Best of British at the Berlin Film Festival

The world premiere of Ken Loach’s The Spirit of ’45 tops a strong showing for Team GB at the 63rd Berlin International Film Festival.

7 February 2013

By Sam Wigley

The Spirit of ’45 (2013) © BBC

Martial arts epic The Grandmaster, the latest feature from Wong Kar-Wai, kicks off the 63rd annual Berlin International Film Festival today. The largest public film festival in the world, the 10-day celebration of world cinema features around 400 films from far and wide, from major international productions to a wealth of independent releases.

British film is well represented this year, with the world premiere of Ken Loach’s The Spirit of ’45 prominent in the Berlinale Special section, the festival’s showcase for new films by established film talent. Backed by the BFI Film Fund, Loach’s film draws on archive footage from the BFI National Archive and regional archives to tell the story of the creation of the welfare state in the UK after the end of the Second World War.

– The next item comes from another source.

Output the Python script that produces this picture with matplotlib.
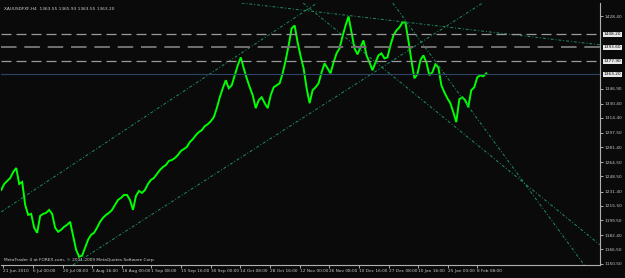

The Berlinale Special section also offers gala screenings of Tom Hooper’s Oscar-nominated musical Les Misérables and the European premiere of the latest collaboration between director Michael Winterbottom and star Steve Coogan. The Look of Love is the true story of Paul Raymond, the ‘King of Soho’, who from small beginnings in 1950s London built a huge sex-industry empire that made him one of Britain’s richest men.

Panorama Dokumente offers a cross-section of the best new documentary films, encompassing the world premiere of Kim Longinotto’s Salma, a powerful account of one girl’s resistance to arranged marriage in Tamil India; The Act of Killing, a Danish-Norwegian-UK co-production boasting Werner Herzog and Errol Morris as executive producers; and A World Not Ours, in which Danish filmmaker Mahdi Fleifel charts the lives of three families in a Palestinian refugee camp in southern Lebanon.

The Look of Love (2013)

Billed as the most daring section of the festival, where viewers can alight upon “yet-to-be-discovered cinematic landscapes”, the Forum includes David M. Rosenthal’s A Single Shot, a cat-and-mouse thriller about a huntsman (played by Sam Rockwell) in over his head in the backwoods of North America. In the festival’s Forum Expanded section, Lucien Castaing-Taylor and Véréna Paravel’s formally experimental Leviathan brings the mythic resonance of Moby-Dick up to date to the world of contemporary fishing.

Foodie cinema is celebrated in the festival’s seventh Culinary Cinema strand, where British entries are The Moo Man, Andy Heathcote and Heike Bachelier’s documentary about a dairy farmer’s working relationship with his 55 wayward cows, and Amit Gupta’s Jadoo, a tale of feuding chef brothers who set up rival restaurants on the same street.

A strong offering of British short films included across the festival takes in Not Blacking Out, Just Turning the Lights Off (directed by James Richards), Hannah and the Moon (directed by Kate Charter), the Iraqi-British co-production Happy Birthday (directed by Mohanad Hayal), Flight of the Pompadour (directed by Karan Kandhari), and Rachel Mayeri’s Primate Cinema: Apes as Family.

Finally, rubbing shoulders with classics like Casablanca (1942) and Some Like It Hot (1959), a clutch of British archive gems will be screening in this year’s retrospective strand, The Weimar Touch. Michael Powell and Emeric Pressburger’s The Small Back Room (1949), the 1935 Jessie Matthews comedy First a Girl, Thorold Dickinson’s baroque period drama The Queen of Spades (1949) and the film operetta Car of Dreams (1935) will be holding the British end up as the festival explores the influence of Weimar-era German cinema on other national cinemas.